- SOURCE MATERIAL:
* * *
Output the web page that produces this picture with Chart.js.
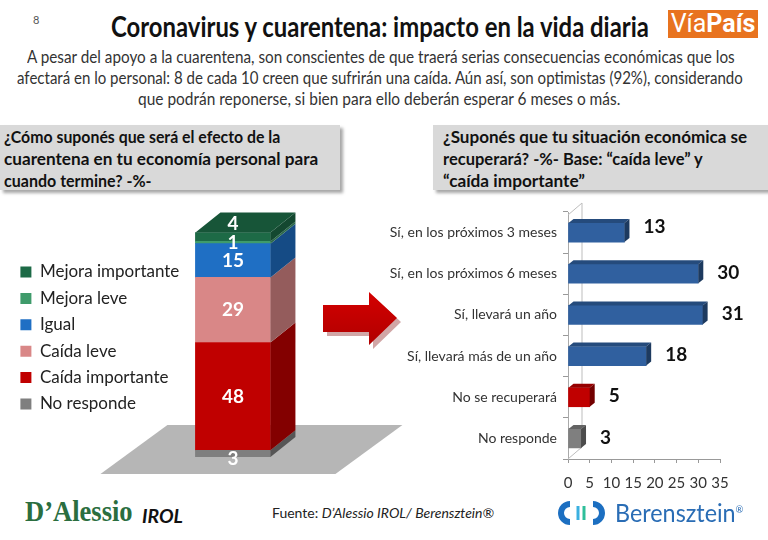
<!DOCTYPE html>
<html>
<head>
<meta charset="utf-8">
<script src="https://cdn.jsdelivr.net/npm/chart.js@4.4.1/dist/chart.umd.min.js"></script>
<style>
  body { margin: 0; width: 768px; height: 540px; background: #fff; position: relative; overflow: hidden; font-family: Lato, "Open Sans", sans-serif; color: #222; }
  .abs { position: absolute; white-space: nowrap; }
  .fit { transform-origin: left top; }
  #pageno { left: 33px; top: 13px; font-size: 11px; color: #555; }
  #title { left: 111px; top: 9px; font-size: 28px; font-weight: bold; color: #111; }
  #logo { left: 668px; top: 10px; width: 90px; height: 28px; background: #e8731f; color: #fff; font-size: 25px; line-height: 28px; text-align: center; font-family: "Liberation Sans Narrow", Roboto, sans-serif; }
  #logo b { font-weight: bold; }
  .sub { font-size: 17px; color: #333; }
  .qbox { position: absolute; background: #d9d9d9; box-shadow: 3px 3px 3px rgba(0,0,0,0.35); }
  .q { font-size: 17px; font-weight: bold; color: #111; }
  #fuente { left: 272px; top: 504px; font-size: 14px; color: #222; }
  #dal { left: 25px; top: 495px; font-family: "Liberation Serif", serif; font-size: 29px; font-weight: bold; color: #2b6e3f; }
  #irol { left: 142px; top: 505px; font-size: 18px; font-weight: bold; font-style: italic; color: #111; }
  #beren { left: 615px; top: 497px; font-size: 25px; color: #2a6db5; }
  #beren sup { font-size: 10px; }
</style>
</head>
<body>
<div id="pageno" class="abs">8</div>
<div id="title" class="abs fit" data-w="538">Coronavirus y cuarentena: impacto en la vida diaria</div>
<div id="logo" class="abs">Vía<b>País</b></div>

<div class="abs sub fit" style="left:27px; top:46px" data-w="708">A pesar del apoyo a la cuarentena, son conscientes de que traerá serias consecuencias económicas que los</div>
<div class="abs sub fit" style="left:17px; top:67px" data-w="726">afectará en lo personal: 8 de cada 10 creen que sufrirán una caída. Aún así, son optimistas (92%), considerando</div>
<div class="abs sub fit" style="left:138px; top:88px" data-w="482">que podrán reponerse, si bien para ello deberán esperar 6 meses o más.</div>

<div class="qbox" style="left:0; top:125px; width:340px; height:65px"></div>
<div class="abs q fit" style="left:4px; top:126px" data-w="276">¿Cómo suponés que será el efecto de la</div>
<div class="abs q fit" style="left:4px; top:148px" data-w="314">cuarentena en tu economía personal para</div>
<div class="abs q fit" style="left:4px; top:170px" data-w="148">cuando termine? -%-</div>

<div class="qbox" style="left:433px; top:125px; width:345px; height:65px"></div>
<div class="abs q fit" style="left:443px; top:126px" data-w="304">¿Suponés que tu situación económica se</div>
<div class="abs q fit" style="left:443px; top:148px" data-w="260">recuperará? -%- Base: “caída leve” y</div>
<div class="abs q fit" style="left:443px; top:170px" data-w="142">“caída importante”</div>

<div class="abs" style="left:0; top:195px; width:440px; height:285px"><canvas id="leftChart"></canvas></div>
<div class="abs" style="left:380px; top:195px; width:388px; height:300px"><canvas id="rightChart"></canvas></div>

<svg class="abs" style="left:316px; top:286px" width="90" height="70">
  <defs>
    <linearGradient id="ag" x1="0" y1="0" x2="0" y2="1">
      <stop offset="0" stop-color="#d40000"/>
      <stop offset="1" stop-color="#b00000"/>
    </linearGradient>
  </defs>
  <polygon points="9,21 55,21 55,8 83,34 55,61 55,48 9,48" fill="#7a0000" opacity="0.35" transform="translate(2,2)"/>
  <polygon points="7,19 53,19 53,6 81,32 53,59 53,46 7,46" fill="url(#ag)"/>
</svg>

<div id="dal" class="abs fit" data-w="108">D’Alessio</div>
<div id="irol" class="abs fit" data-w="41">IROL</div>
<div id="fuente" class="abs">Fuente: <i>D’Alessio IROL/ Berensztein®</i></div>
<svg class="abs" style="left:552px; top:499px" width="60" height="28">
  <path d="M 18 5 A 9 9 0 1 0 18 23" fill="none" stroke="#1c6fc1" stroke-width="6"/>
  <path d="M 41 5 A 9 9 0 1 1 41 23" fill="none" stroke="#1c6fc1" stroke-width="6"/>
  <line x1="26" y1="7" x2="26" y2="21" stroke="#3bb0e0" stroke-width="3"/>
  <line x1="32" y1="7" x2="32" y2="21" stroke="#2fbf9a" stroke-width="3"/>
</svg>
<div id="beren" class="abs fit" data-w="128">Berensztein<sup>®</sup></div>

<script>
// ---- data ----
const effectLabels = ["No responde", "Caída importante", "Caída leve", "Igual", "Mejora leve", "Mejora importante"];
const effectValues = [3, 48, 29, 15, 1, 4];
const effectColors = ["#7f7f7f", "#c00000", "#d98787", "#1f6fc4", "#3f9b6b", "#1d6a46"];

const recoveryLabels = ["Sí, en los próximos 3 meses", "Sí, en los próximos 6 meses", "Sí, llevará un año", "Sí, llevará más de un año", "No se recuperará", "No responde"];
const recoveryValues = [13, 30, 31, 18, 5, 3];
const recoveryColors = ["#30609f", "#30609f", "#30609f", "#30609f", "#c00000", "#7f7f7f"];
const xTickValues = [0, 5, 10, 15, 20, 25, 30, 35];

// stretch/condense html text to the width it has in the slide
document.querySelectorAll(".fit").forEach(el => {
    const w = parseFloat(el.dataset.w);
    el.style.transform = "scaleX(" + (w / el.offsetWidth) + ")";
});

function shade(hex, f) {
    const n = parseInt(hex.slice(1), 16);
    const r = Math.round(((n >> 16) & 255) * f);
    const g = Math.round(((n >> 8) & 255) * f);
    const b = Math.round((n & 255) * f);
    return "rgb(" + r + "," + g + "," + b + ")";
}

function poly(ctx, pts, fill) {
    ctx.beginPath();
    ctx.moveTo(pts[0][0], pts[0][1]);
    for (let i = 1; i < pts.length; i++) ctx.lineTo(pts[i][0], pts[i][1]);
    ctx.closePath();
    ctx.fillStyle = fill;
    ctx.fill();
}

// ---- left: stacked 3d column ----
const DX = 25, DY = -20;

const floorPlugin = {
    id: "floor",
    beforeDatasetsDraw(chart) {
        const p = chart.getDatasetMeta(0).data[0].getProps(["x", "width", "base"], true);
        const L = p.x - p.width / 2, R = p.x + p.width / 2, B = p.base;
        const ctx = chart.ctx;
        ctx.save();
        poly(ctx, [[L - 28, B - 32], [R + 132, B - 32], [R + 65, B + 17], [L - 95, B + 17]], "#b6b6b6");
        ctx.restore();
    }
};

const columnPlugin = {
    id: "column3d",
    afterDatasetsDraw(chart) {
        const ctx = chart.ctx;
        const n = chart.data.datasets.length;
        ctx.save();
        for (let i = 0; i < n; i++) {
            const p = chart.getDatasetMeta(i).data[0].getProps(["x", "y", "width", "base"], true);
            const L = p.x - p.width / 2, R = p.x + p.width / 2;
            const col = chart.data.datasets[i].backgroundColor;
            poly(ctx, [[R, p.y], [R + DX, p.y + DY], [R + DX, p.base + DY], [R, p.base]], shade(col, 0.68));
            if (i === n - 1) {
                poly(ctx, [[L, p.y], [L + DX, p.y + DY], [R + DX, p.y + DY], [R, p.y]], shade(col, 0.8));
            }
        }
        // value labels
        ctx.fillStyle = "#fff";
        ctx.font = "bold 19px Lato";
        ctx.textAlign = "center";
        ctx.textBaseline = "middle";
        for (let i = 0; i < n; i++) {
            const p = chart.getDatasetMeta(i).data[0].getProps(["x", "y", "width", "base"], true);
            let y = (p.y + p.base) / 2;
            if (i === n - 1) y = p.y + DY / 2 + 1;
            if (i === 0) y = p.base + 2;
            ctx.fillText(String(effectValues[i]), p.x, y);
        }
        ctx.restore();
    }
};

new Chart(document.getElementById("leftChart"), {
    type: "bar",
    data: {
        datasets: effectLabels.map((lab, i) => ({
            label: lab,
            data: [{ x: 0, y: effectValues[i] }],
            backgroundColor: effectColors[i],
            borderWidth: 0,
            barThickness: 75,
        })),
    },
    options: {
        responsive: true,
        maintainAspectRatio: false,
        animation: false,
        layout: { padding: { left: 11, right: 0, top: 24, bottom: 23 } },
        plugins: {
            legend: {
                position: "left",
                reverse: true,
                labels: {
                    boxWidth: 11,
                    boxHeight: 11,
                    padding: 9.4,
                    color: "#222",
                    font: { family: "Lato", size: 17 },
                },
            },
            tooltip: { enabled: false },
        },
        scales: {
            x: { type: "linear", stacked: true, display: false, offset: false, min: -0.4, max: 1.9 },
            y: { stacked: true, display: false, min: 0, max: 106 },
        },
    },
    plugins: [floorPlugin, columnPlugin],
});

// ---- right: horizontal 3d bars ----
const wallPlugin = {
    id: "wall",
    beforeDatasetsDraw(chart) {
        const a = chart.chartArea;
        const ctx = chart.ctx;
        ctx.save();
        ctx.strokeStyle = "#bdbdbd";
        ctx.lineWidth = 1;
        ctx.beginPath();
        ctx.moveTo(a.left, a.top + 3);
        ctx.lineTo(a.left + 14, a.top - 9);
        ctx.lineTo(a.left + 14, a.bottom - 12);
        ctx.lineTo(a.left, a.bottom);
        ctx.stroke();
        ctx.restore();
    }
};

const barPlugin = {
    id: "bar3d",
    afterDatasetsDraw(chart) {
        const ctx = chart.ctx;
        ctx.save();
        chart.getDatasetMeta(0).data.forEach((el, i) => {
            const p = el.getProps(["x", "y", "base", "height"], true);
            const T = p.y - p.height / 2, B = p.y + p.height / 2;
            const col = recoveryColors[i];
            poly(ctx, [[p.base, T], [p.base + 5, T - 4], [p.x + 5, T - 4], [p.x, T]], shade(col, 0.78));
            poly(ctx, [[p.x, T], [p.x + 5, T - 4], [p.x + 5, B - 4], [p.x, B]], shade(col, 0.6));
            ctx.fillStyle = "#111";
            ctx.font = "bold 19px Lato";
            ctx.textAlign = "left";
            ctx.textBaseline = "middle";
            ctx.fillText(String(recoveryValues[i]), p.x + 19, p.y - (i === 0 ? 6 : 1));
        });
        ctx.restore();
    }
};

new Chart(document.getElementById("rightChart"), {
    type: "bar",
    data: {
        labels: recoveryLabels,
        datasets: [{
            data: recoveryValues,
            backgroundColor: recoveryColors,
            borderWidth: 0,
            barThickness: 19,
        }],
    },
    options: {
        indexAxis: "y",
        responsive: true,
        maintainAspectRatio: false,
        animation: false,
        layout: { padding: { left: 0, right: 48, top: 17, bottom: 0 } },
        plugins: { legend: { display: false }, tooltip: { enabled: false } },
        scales: {
            x: {
                min: 0,
                max: 35,
                afterBuildTicks(scale) { scale.ticks = xTickValues.map(v => ({ value: v })); },
                afterFit(scale) { scale.height = 36; },
                grid: { drawOnChartArea: false, tickLength: 4, color: "#999" },
                border: { color: "#999" },
                ticks: { padding: 11, autoSkip: false, maxRotation: 0, minRotation: 0, color: "#333", font: { family: "Lato", size: 15 } },
            },
            y: {
                afterFit(scale) { scale.width = 188; },
                grid: { drawOnChartArea: false, offset: true, tickLength: 5, color: "#999" },
                border: { color: "#aaa" },
                ticks: { padding: 6, color: "#333", font: { family: "Lato", size: 14 } },
            },
        },
    },
    plugins: [wallPlugin, barPlugin],
});
</script>
</body>
</html>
* * *
- CHALLENGE: Give again, word for word, every line from the top of the data above to the line holding "meses o más.</div>", inclusive, with the pictures left out.

- CORRECT RESPONSE:
Output the web page that produces this picture with Chart.js.
<!DOCTYPE html>
<html>
<head>
<meta charset="utf-8">
<script src="https://cdn.jsdelivr.net/npm/chart.js@4.4.1/dist/chart.umd.min.js"></script>
<style>
  body { margin: 0; width: 768px; height: 540px; background: #fff; position: relative; overflow: hidden; font-family: Lato, "Open Sans", sans-serif; color: #222; }
  .abs { position: absolute; white-space: nowrap; }
  .fit { transform-origin: left top; }
  #pageno { left: 33px; top: 13px; font-size: 11px; color: #555; }
  #title { left: 111px; top: 9px; font-size: 28px; font-weight: bold; color: #111; }
  #logo { left: 668px; top: 10px; width: 90px; height: 28px; background: #e8731f; color: #fff; font-size: 25px; line-height: 28px; text-align: center; font-family: "Liberation Sans Narrow", Roboto, sans-serif; }
  #logo b { font-weight: bold; }
  .sub { font-size: 17px; color: #333; }
  .qbox { position: absolute; background: #d9d9d9; box-shadow: 3px 3px 3px rgba(0,0,0,0.35); }
  .q { font-size: 17px; font-weight: bold; color: #111; }
  #fuente { left: 272px; top: 504px; font-size: 14px; color: #222; }
  #dal { left: 25px; top: 495px; font-family: "Liberation Serif", serif; font-size: 29px; font-weight: bold; color: #2b6e3f; }
  #irol { left: 142px; top: 505px; font-size: 18px; font-weight: bold; font-style: italic; color: #111; }
  #beren { left: 615px; top: 497px; font-size: 25px; color: #2a6db5; }
  #beren sup { font-size: 10px; }
</style>
</head>
<body>
<div id="pageno" class="abs">8</div>
<div id="title" class="abs fit" data-w="538">Coronavirus y cuarentena: impacto en la vida diaria</div>
<div id="logo" class="abs">Vía<b>País</b></div>

<div class="abs sub fit" style="left:27px; top:46px" data-w="708">A pesar del apoyo a la cuarentena, son conscientes de que traerá serias consecuencias económicas que los</div>
<div class="abs sub fit" style="left:17px; top:67px" data-w="726">afectará en lo personal: 8 de cada 10 creen que sufrirán una caída. Aún así, son optimistas (92%), considerando</div>
<div class="abs sub fit" style="left:138px; top:88px" data-w="482">que podrán reponerse, si bien para ello deberán esperar 6 meses o más.</div>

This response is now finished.